No gravity knives?

I have an Exo. I'm not much of a fidget-device person, but it is entirely too easy to be *that guy*, compulsively playing with it.

Still not terrifically practical, though. For reasonable carry in your pocket, it really needs a detent holding it closed. Which would ruin a lot of the fidgety fun.
 
A gravity knife locks both open AND closed, which is why knives with a normal button lock or Axis Lock (or any other mainstream lock) aren't gravity knives. The Button Lock Elementum locks closed (you can't open it without pushing the button) so it's a gravity knife, but a regular button lock like the Malibu can be easily opened using the flipper tab and without touching the button, so it's not a gravity knife.

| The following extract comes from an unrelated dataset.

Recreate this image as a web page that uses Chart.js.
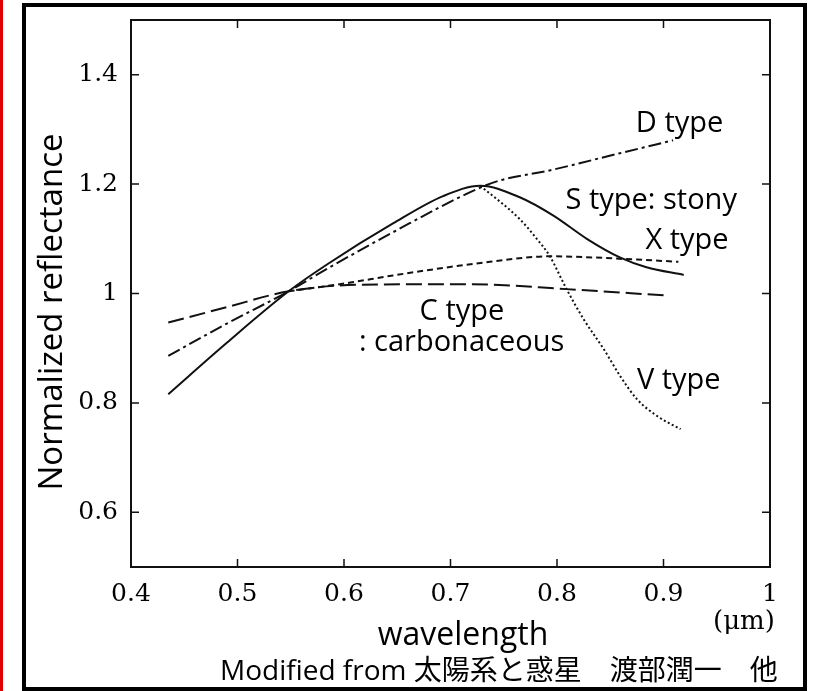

My understanding of the history of these laws is that your reference to "broken spring automatic" knives is part of how the definition of a gravity knife developed. If you ban the sale of switchblades, it's not hard to take that same knife and remove the spring, letting gravity do the work instead. The specific definition of "gravity knife" was created, at least in part, to avoid having an easy workaround (sell the knife without a spring and let the buyer install one) or a functionally similar product.
The logic behind that escapes me. Push the button on a closed (detent) button lock knife and it behaves just like the Elementum; gravity opens the knife. Additionally give it a good flick and NO other action is needed. It would certainly seem to me that the Elementum would be far less intimidating to the lawmakers.

I understand your reference to making an automatic without the spring but I suspect too much credit is given to lawmakers in their understanding of knife mechanics. Certainly the NY law's definition (recently struck down) as confirmed in case law didn't care. It only validated gravity ONLY as being the means of deployment defining the title of gravity knife; gravity far in excess of 1G.

Interesting discussion but there is no real answer other than what those in power decide and, even then, only on a case by case basis.